Qwen 3.6 local quant rivals frontier models in HTML canvas coding test

Local 27B model beats some cloud APIs on a complex single-file animation task

Deep Dive

A Reddit user (u/Fragrant-Remove-9031) ran a rigorous comparison of local Qwen 3.6 variants against frontier models from Perplexity on a dense coding primitive: generating a single-file HTML canvas animation of a car driving with parallax scrolling, spinning wheels, and cinematic lighting—all in vanilla JavaScript with no libraries. Frontier models tested included Claude sonnet 4.6 Thinking, Gemini 3.1 Pro Thinking, GPT 5.4 Thinking, and Kimi k2.6 Thinking. Locally, they ran Qwen3.5 4B/9B, Qwen3.6-27B (both base and Claude-opus-reasoning-distilled), Qwen3.6-35B A3B, and Gemma-4-31b-it on a Ryzen 5 5600 with 24GB DDR4 and an RX 5700 XT (8GB). Token speeds ranged from 1.91 tok/s (Gemma) to 80 tok/s (Qwen3.5 4B).

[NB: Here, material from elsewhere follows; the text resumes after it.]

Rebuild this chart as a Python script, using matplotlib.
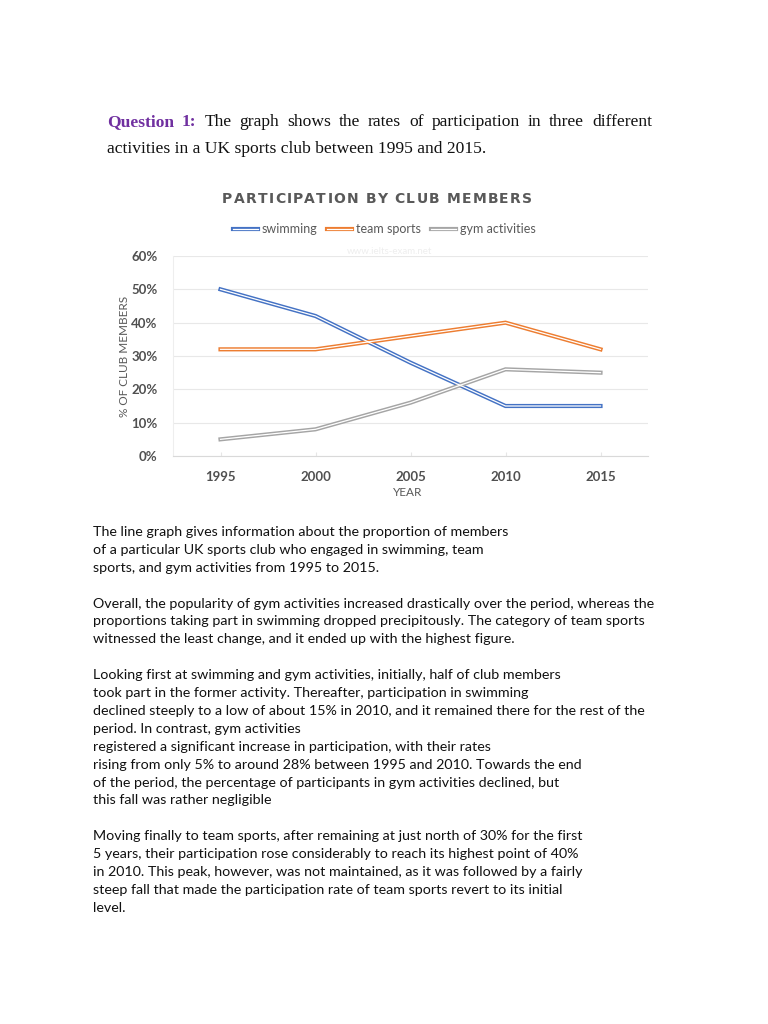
import matplotlib
matplotlib.use('Agg')
import matplotlib.pyplot as plt
from matplotlib.legend_handler import HandlerTuple

years = ['1995', '2000', '2005', '2010', '2015']
swimming = [50, 42, 28, 15, 15]
team_sports = [32, 32, 36, 40, 32]
gym_activities = [5, 8, 16, 26, 25]
y_ticks = [0, 10, 20, 30, 40, 50, 60]

title = 'PARTICIPATION BY CLUB MEMBERS'
question_line1 = 'The graph shows the rates of participation in three different'
question_line2 = 'activities in a UK sports club between 1995 and 2015.'

paragraphs = [
    ['The line graph gives information about the proportion of members',
     'of a particular UK sports club who engaged in swimming, team',
     'sports, and gym activities from 1995 to 2015.'],
    ['Overall, the popularity of gym activities increased drastically over the period, whereas the',
     'proportions taking part in swimming dropped precipitously. The category of team sports',
     'witnessed the least change, and it ended up with the highest figure.'],
    ['Looking first at swimming and gym activities, initially, half of club members',
     'took part in the former activity. Thereafter, participation in swimming',
     'declined steeply to a low of about 15% in 2010, and it remained there for the rest of the',
     'period. In contrast, gym activities',
     'registered a significant increase in participation, with their rates',
     'rising from only 5% to around 28% between 1995 and 2010. Towards the end',
     'of the period, the percentage of participants in gym activities declined, but',
     'this fall was rather negligible'],
    ['Moving finally to team sports, after remaining at just north of 30% for the first',
     '5 years, their participation rose considerably to reach its highest point of 40%',
     'in 2010. This peak, however, was not maintained, as it was followed by a fairly',
     'steep fall that made the participation rate of team sports revert to its initial',
     'level.'],
]

W, H = 768, 1024
fig = plt.figure(figsize=(W / 100, H / 100), dpi=100)
fig.patch.set_facecolor('white')


def fy(py):
    return 1 - py / H


def fx(px):
    return px / W


grey = '#595959'
renderer = fig.canvas.get_renderer()

# question heading, first line justified
serif = 'Liberation Serif'
qsize = 12.6
words = [('Question', True, '#7030A0'), ('1:', True, '#7030A0')] + \
        [(w, False, '#111111') for w in question_line1.split()]
objs = []
for w, b, c in words:
    t = fig.text(0, fy(122), w, fontsize=qsize, family=serif,
                 fontweight='bold' if b else 'normal', color=c, va='center')
    objs.append(t)
widths = [o.get_window_extent(renderer).width for o in objs]
x0, x1 = 107, 652
gap = (x1 - x0 - sum(widths)) / (len(objs) - 1)
x = x0
for o, wd in zip(objs, widths):
    o.set_x(fx(x))
    x += wd + gap
fig.text(fx(107), fy(149), question_line2, fontsize=qsize, family=serif,
         color='#111111', va='center')

# chart
ax = fig.add_axes([fx(173), fy(456), fx(648) - fx(173), (456 - 256) / H])
xs = range(len(years))
series = [(swimming, '#4472C4', 'swimming'),
          (team_sports, '#ED7D31', 'team sports'),
          (gym_activities, '#A5A5A5', 'gym activities')]
handles = []
for vals, col, name in series:
    l1, = ax.plot(xs, vals, color=col, lw=3.0, solid_joinstyle='miter', zorder=3)
    l2, = ax.plot(xs, vals, color='white', lw=0.9, solid_joinstyle='miter', zorder=4)
    handles.append((l1, l2))

ax.set_xlim(-0.5, len(years) - 0.5)
ax.set_ylim(0, 60)
ax.set_yticks(y_ticks)
ax.set_yticklabels([f'{v}%' for v in y_ticks])
ax.set_xticks(list(xs))
ax.set_xticklabels(years)
ax.grid(axis='y', color='#E8E8E8', lw=0.8)
ax.set_axisbelow(True)
for s in ['right', 'top']:
    ax.spines[s].set_visible(False)
ax.spines['left'].set_color('#EEEEEE')
ax.spines['bottom'].set_color('#D9D9D9')
ax.tick_params(axis='y', length=0, colors='#505050', pad=11)
ax.tick_params(axis='x', length=3, direction='in', color='#E6E6E6',
               labelcolor='#505050', pad=11)
for lab in ax.get_xticklabels() + ax.get_yticklabels():
    lab.set_fontweight('bold')
    lab.set_fontsize(9.5)
    lab.set_family('Lato')

# letter-spaced title
tobjs = [fig.text(0, fy(199), ch, fontsize=10, fontweight='bold', color=grey,
                  va='center', family='DejaVu Sans') for ch in title]
cw = [o.get_window_extent(renderer).width if ch != ' ' else 4.5
      for o, ch in zip(tobjs, title)]
track = (310 - sum(cw)) / (len(title) - 1)
x = 222
for o, wd in zip(tobjs, cw):
    o.set_x(fx(x))
    x += wd + track

fig.text(fx(125), fy(356), '% OF CLUB MEMBERS', rotation=90, fontsize=8.5,
         color=grey, ha='center', va='center', family='Lato')
fig.text(fx(408), fy(492), 'YEAR', fontsize=8.5, color=grey, ha='center',
         va='center', family='Lato')
fig.text(fx(390), fy(252), 'www.ielts-exam.net', fontsize=7, color='#EEEEEE',
         ha='center', va='center', family='Lato')

fig.legend(handles, [s[2] for s in series], handler_map={tuple: HandlerTuple(ndivide=1)},
           loc='center', bbox_to_anchor=(fx(384), fy(229)), ncol=3, frameon=False,
           prop={'family': 'Lato', 'size': 9}, labelcolor=grey, handlelength=2.0,
           handletextpad=0.3, columnspacing=0.8)

# body text
y = 532
step = 17.9
for para in paragraphs:
    for line in para:
        fig.text(fx(93), fy(y), line, fontsize=10.3, family='Lato',
                 color='#111111', va='center')
        y += step
    y += step

fig.savefig('out.png', dpi=100, facecolor='white')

Surprisingly, the local Qwen3.6-27B Q4_K_M (2.65 tok/s) ranked second overall behind Kimi k2.6 Thinking for visual quality—delivering natural parallax, realistic wheel rotation, and smooth road feel that outperformed several larger cloud models. The user noted that frontier models did not universally dominate, suggesting that for specific visual coding tasks, quantized local models can hold their own. The test underscores the growing viability of local AI for production-like coding work, especially when latency is less critical than output fidelity.

Key Points
  • Kimi k2.6 Thinking won overall for visual quality and realism in the animation
  • Local Qwen3.6-27B Q4_K_M at 2.65 tok/s ranked second, beating models like GPT 5.4 and Claude 4.6
  • Lowest token speed (Gemma-4-31b-it at 1.91 tok/s) still produced usable results, showing local viability

Why It Matters

Local AI models are closing the gap with cloud APIs for specialized coding tasks, reducing dependency on expensive subscriptions.